HST PanCET Program: A Complete Near-UV to Infrared Transmission Spectrum for the Hot Jupiter WASP-79b

Abstract

We present a new optical transmission spectrum of the hot Jupiter WASP-79b. We observed three transits with the STIS instrument mounted on the Hubble Space Telescope (HST), spanning 0.3-1.0 μm. Combining these transits with previous observations, we construct a complete 0.3-5.0 μm transmission spectrum of WASP-79b. Both HST and ground-based observations show decreasing transit depths toward blue wavelengths, contrary to expectations from Rayleigh scattering or hazes.
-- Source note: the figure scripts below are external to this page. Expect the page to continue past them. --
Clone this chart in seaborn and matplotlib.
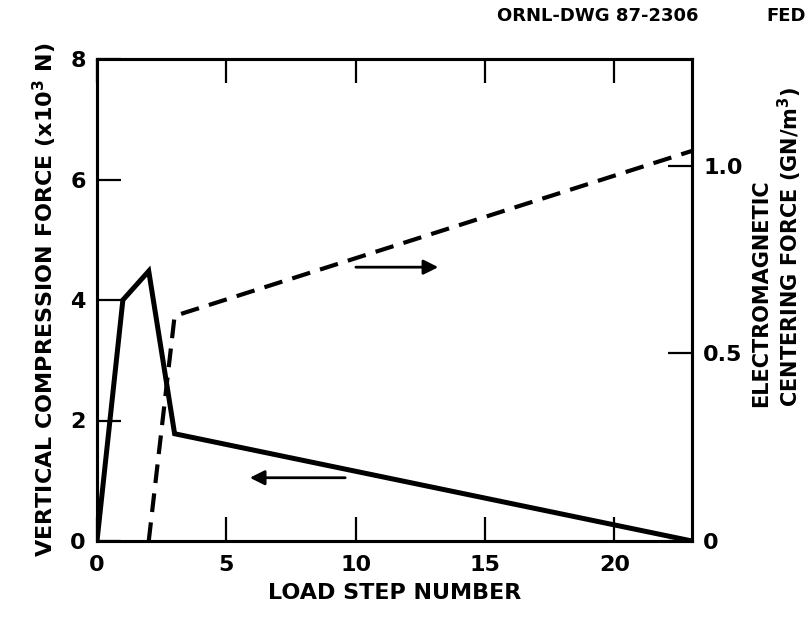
import matplotlib
matplotlib.use("Agg")
import matplotlib.pyplot as plt
import seaborn as sns
import pandas as pd

# Data
load_step_vc = [0, 1, 2, 3, 23]
vertical_compression = [0.0, 4.0, 4.48, 1.78, 0.0]   # x10^3 N (left axis)
load_step_em = [2, 3, 23]
em_centering = [0.0, 0.60, 1.04]                       # GN/m^3 (right axis)

x_ticks = [0, 5, 10, 15, 20]
left_ticks = [0, 2, 4, 6, 8]
right_ticks = [0, 0.5, 1.0]
right_tick_labels = ["0", "0.5", "1.0"]

sns.set_style("ticks")
plt.rcParams["font.family"] = ["DejaVu Sans"]
plt.rcParams["font.weight"] = "bold"
plt.rcParams["text.color"] = "black"
plt.rcParams["axes.labelcolor"] = "black"
plt.rcParams["xtick.color"] = "black"
plt.rcParams["ytick.color"] = "black"

fig = plt.figure(figsize=(8.11, 6.21), dpi=100)
ax = fig.add_axes([97/811, 1-541/621, (692-97)/811, (541-59)/621])
ax2 = ax.twinx()

df1 = pd.DataFrame({"step": load_step_vc, "force": vertical_compression})
df2 = pd.DataFrame({"step": load_step_em, "force": em_centering})

sns.lineplot(data=df1, x="step", y="force", ax=ax, color="black", lw=3.6,
             solid_joinstyle="miter")
sns.lineplot(data=df2, x="step", y="force", ax=ax2, color="black", lw=3.0,
             linestyle=(0, (4.5, 2.5)))

ax.set_xlim(0, 23)
ax.set_ylim(0, 8)
ax2.set_ylim(0, 1.285)

for a in (ax, ax2):
    for s in a.spines.values():
        s.set_visible(True)
        s.set_linewidth(2.2)
        s.set_color("black")

ax.set_xticks(x_ticks)
ax.set_xticklabels([str(v) for v in x_ticks])
ax.set_yticks(left_ticks)
ax.set_yticklabels([str(v) for v in left_ticks])
ax.tick_params(axis="both", direction="in", length=17, width=1.6, labelsize=16,
               top=True, pad=8, colors="black")
ax.tick_params(axis="x", pad=10)
ax2.set_yticks(right_ticks)
ax2.set_yticklabels(right_tick_labels)
ax2.tick_params(axis="y", direction="in", length=17, width=1.6, labelsize=16,
                pad=8, colors="black")

ax.set_xlabel("LOAD STEP NUMBER", fontsize=16, fontweight="bold", labelpad=6)
ax.set_ylabel("VERTICAL COMPRESSION FORCE (x10$^3$ N)", fontsize=16,
              fontweight="bold", labelpad=8)
ax2.set_ylabel("ELECTROMAGNETIC\nCENTERING FORCE (GN/m$^3$)", fontsize=15,
               fontweight="bold", multialignment="left")
ax2.yaxis.set_label_coords(1.10, 0.61)

# direction arrows
ax2.annotate("", xy=(13.3, 0.73), xytext=(9.9, 0.73),
             arrowprops=dict(arrowstyle="-|>", lw=2, color="black", mutation_scale=22))
ax.annotate("", xy=(5.8, 1.05), xytext=(9.7, 1.05),
             arrowprops=dict(arrowstyle="-|>", lw=2, color="black", mutation_scale=22))

fig.text(497/811, 1-16/621, "ORNL-DWG 87-2306", fontsize=13, fontweight="bold",
         ha="left", va="center")
fig.text(766/811, 1-16/621, "FED", fontsize=13, fontweight="bold",
         ha="left", va="center")

fig.savefig("out.png", dpi=100)
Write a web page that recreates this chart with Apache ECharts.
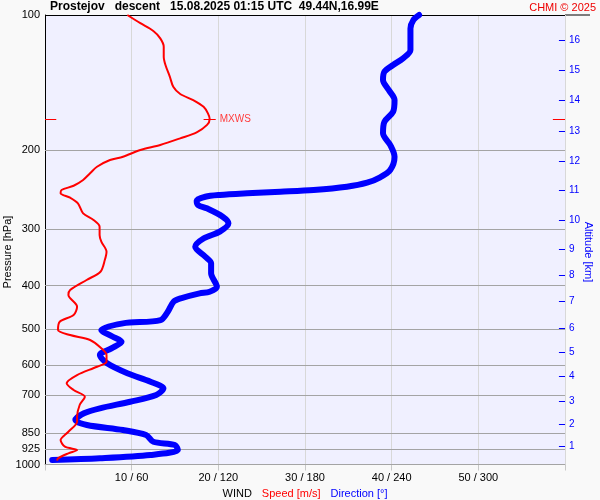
<!DOCTYPE html>
<html><head><meta charset="utf-8">
<script src="https://cdn.jsdelivr.net/npm/echarts@6/dist/echarts.min.js"></script>
<style>html,body{margin:0;padding:0;background:#f9f9f9}#c{width:600px;height:500px}</style>
</head><body><div id="c"></div>
<script>
const FONT = '"Liberation Sans", Arial, sans-serif';

// Pressure levels with labels/gridlines (hPa)
const pressureLevels = [100, 200, 300, 400, 500, 600, 700, 850, 925, 1000];
// Altitude ticks (km) and the pressure at which each sits (hPa)
const altitudeKm = [1, 2, 3, 4, 5, 6, 7, 8, 9, 10, 11, 12, 13, 14, 15, 16];
const altitudePressure = [912.8, 812.5, 722.4, 635.6, 564.0, 497.0, 433.5, 378.8, 331.6, 285.8, 246.0, 211.2, 181.8, 154.6, 133.0, 113.7];
// Bottom tick labels: speed (m/s) / direction (deg)
const speedTickValues = [10, 20, 30, 40, 50];
const directionTickValues = [60, 120, 180, 240, 300];

// Wind speed profile
const speedPressure = [100,104.3,108.5,112.7,117.6,123.8,129.2,137.1,144.4,149.9,154.6,160.0,165.5,170.3,175.6,182.4,188.1,194.6,199.7,206.7,210.2,217.6,225.0,232.8,239.8,245.1,249.3,255.0,262.4,276.3,285.8,295.8,308.6,319.4,336.3,350.9,372.5,388.6,409.1,419.8,445.6,464.9,481.2,502.2,515.2,528.5,551.5,570.8,590.7,606.0,632.4,659.9,682.9,706.7,737.3,783.1,803.3,845.4,882.2,912.8,928.4,944.3,968.7,980.6];
const speedValues = [9.5,11.0,12.5,13.3,13.7,13.7,13.9,14.4,14.8,15.6,17.1,18.3,18.8,19.0,18.7,17.5,15.6,13.3,11.0,9.0,7.5,6.0,5.2,4.4,3.3,1.9,1.8,2.9,3.8,4.4,5.6,6.3,6.3,6.5,7.1,6.9,6.4,4.8,2.9,2.7,3.7,3.3,1.7,1.5,2.9,5.2,6.5,7.1,7.1,6.0,3.7,2.5,3.3,4.6,4.0,3.7,3.7,2.7,1.8,2.3,3.7,2.7,1.5,1.4];

// Wind direction profile
const dirPressure = [100,102.6,107.1,112.7,119.6,124.8,129.2,133.7,139.5,146.9,154.6,164.1,172.7,183.3,194.6,206.7,221.2,229.6,236.1,241.0,245.1,247.3,249.3,251.4,253.7,258.9,264.7,269.2,281.0,290.7,303.4,313.9,327.8,345.0,356.8,375.5,402.2,412.8,416.1,426.9,434.4,457.2,477.1,485.3,502.2,519.7,533.2,551.5,570.8,595.6,626.8,654.4,677.0,700.5,725.0,749.9,769.3,796.3,817.0,838.1,860.0,889.9,904.9,928.4,952.5,968.7,977.3];
const dirValues = [259,255,253,253,253,248,241,235,234,238,242,241,235,234,239,242,239,232,223,209,186,163,140,121,111,105,106,112,123,127,121,110,104,111,115,115,119,114,107,94,89,85,80,54,39,47,53,46,38,43,57,73,82,77,59,38,27,21,29,54,70,75,90,92,73,38,5];

const chart = echarts.init(document.getElementById('c'), null, {renderer: 'canvas'});

const iMax = speedValues.indexOf(Math.max.apply(null, speedValues));
const maxS = speedValues[iMax], maxP = speedPressure[iMax];

const pressureLines = pressureLevels.map((p, i) => ({
  yAxis: p,
  lineStyle: {color: i === 0 ? '#000' : '#a4a4a4', width: 1, type: 'solid'},
  label: {show: true, position: 'start', distance: 5, formatter: String(p), color: '#000', fontSize: 11, fontFamily: FONT}
}));
const altitudeLines = altitudeKm.map((km, i) => [
  {coord: [59.3, altitudePressure[i]], lineStyle: {color: '#0000ff', width: 1, type: 'solid'},
   label: {show: true, position: 'end', distance: 4, formatter: String(km), color: '#0000ff', fontSize: 10, fontFamily: FONT}},
  {coord: [60, altitudePressure[i]]}
]);
const mxwsRed = {color: '#ff0000', width: 1, type: 'solid'};
const mxwsLines = [
  [{coord: [0, maxP], lineStyle: mxwsRed, label: {show: false}}, {coord: [1.3, maxP]}],
  [{coord: [maxS - 0.7, maxP], lineStyle: mxwsRed, label: {show: true, position: 'end', distance: 4, formatter: 'MXWS', color: '#ff3c3c', fontSize: 10, fontFamily: FONT}}, {coord: [maxS + 0.7, maxP]}],
  [{coord: [58.6, maxP], lineStyle: mxwsRed, label: {show: false}}, {coord: [60, maxP]}]
];

const option = {
  backgroundColor: '#f9f9f9',
  animation: false,
  textStyle: {fontFamily: FONT},
  title: [
    {text: 'Prostejov   descent   15.08.2025 01:15 UTC  49.44N,16.99E', left: 50, top: 1, padding: 0,
     textStyle: {fontSize: 12, fontWeight: 'bold', color: '#000', fontFamily: FONT}},
    {text: 'CHMI © 2025', right: 4, top: 2, padding: 0,
     textStyle: {fontSize: 11, fontWeight: 'normal', color: '#ee0000', fontFamily: FONT}}
  ],
  grid: {left: 45, right: 35, top: 15, bottom: 35.5, show: true, backgroundColor: '#f0f0ff', borderWidth: 0,
         containLabel: false, outerBoundsMode: 'none'},
  xAxis: [
    {type: 'value', min: 0, max: 60, interval: 10, position: 'bottom',
     axisLine: {show: true, lineStyle: {color: '#a8a8a8'}},
     axisTick: {show: true, length: 6, lineStyle: {color: '#c8c8c8'}},
     axisLabel: {color: '#000', fontSize: 11, margin: 8, fontFamily: FONT,
       formatter: v => { const i = speedTickValues.indexOf(v); return i < 0 ? '' : v + ' / ' + directionTickValues[i]; }},
     splitLine: {show: true, lineStyle: {color: '#d8d8d8', width: 1}},
     name: '{w|WIND}   {s|Speed [m/s]}   {d|Direction [°]}', nameLocation: 'middle', nameGap: 21,
     nameTextStyle: {fontFamily: FONT, rich: {
       w: {color: '#000', fontSize: 11, fontFamily: FONT},
       s: {color: '#ff0000', fontSize: 11, fontFamily: FONT},
       d: {color: '#0000ff', fontSize: 11, fontFamily: FONT}}}
    },
    {type: 'value', min: 0, max: 360, show: false}
  ],
  yAxis: {type: 'log', logBase: 10, min: 100, max: 1000, inverse: true,
    axisLine: {show: true, lineStyle: {color: '#000'}}, axisTick: {show: false},
    axisLabel: {show: false}, splitLine: {show: false}},
  graphic: [
    {type: 'text', x: 8, y: 252, rotation: Math.PI / 2,
     style: {text: 'Pressure [hPa]', font: '11px "Liberation Sans", Arial, sans-serif', fill: '#000', align: 'center', verticalAlign: 'middle'}},
    {type: 'text', x: 588, y: 252, rotation: -Math.PI / 2,
     style: {text: 'Altitude [km]', font: '11px "Liberation Sans", Arial, sans-serif', fill: '#0000ff', align: 'center', verticalAlign: 'middle'}},
    {type: 'line', shape: {x1: 565, y1: 15, x2: 590, y2: 15}, style: {stroke: '#000', lineWidth: 1}}
  ],
  series: [
    {name: 'grid', type: 'line', data: [], z: 1, silent: true,
     markLine: {silent: true, symbol: 'none', animation: false, data: pressureLines.concat(altitudeLines)}},
    {name: 'Direction', type: 'line', xAxisIndex: 1, z: 10, symbol: 'none', smooth: 0.3, clip: false,
     lineStyle: {color: '#0000ff', width: 6, cap: 'round', join: 'round'},
     data: dirPressure.map((p, i) => [dirValues[i], p])},
    {name: 'Speed', type: 'line', xAxisIndex: 0, z: 11, symbol: 'none', smooth: 0.3, clip: false,
     lineStyle: {color: '#ff0000', width: 2, join: 'round'},
     data: speedPressure.map((p, i) => [speedValues[i], p]),
     markLine: {silent: true, symbol: 'none', animation: false, data: mxwsLines}}
  ]
};
chart.setOption(option);
</script></body></html>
We infer atmospheric and stellar properties from the full near-UV to infrared transmission spectrum of WASP-79b using three independent retrieval codes, all of which yield consistent results. Our retrievals confirm previous detections of H₂O (at 4.0σ confidence) while providing moderate evidence of H^- bound-free opacity (3.3σ) and strong evidence of stellar contamination from unocculted faculae (4.7σ). The retrieved H₂O abundance (~1%) suggests a superstellar atmospheric metallicity, though stellar or substellar abundances remain consistent with present observations (O/H = 0.3-34× stellar). All three retrieval codes obtain a precise H^- abundance constraint: log( ${X}_{{{\rm{H}}}^{-}}$ ) ≈ -8.0 ± 0.7. The potential presence of H^- suggests that James Webb Space Telescope observations may be sensitive to ionic chemistry in the atmosphere of WASP-79b. The inferred faculae are ~500 K hotter than the stellar photosphere, covering ~15% of the stellar surface. Our analysis underscores the importance of observing UV-optical transmission spectra in order to disentangle the influence of unocculted stellar heterogeneities from planetary transmission spectra.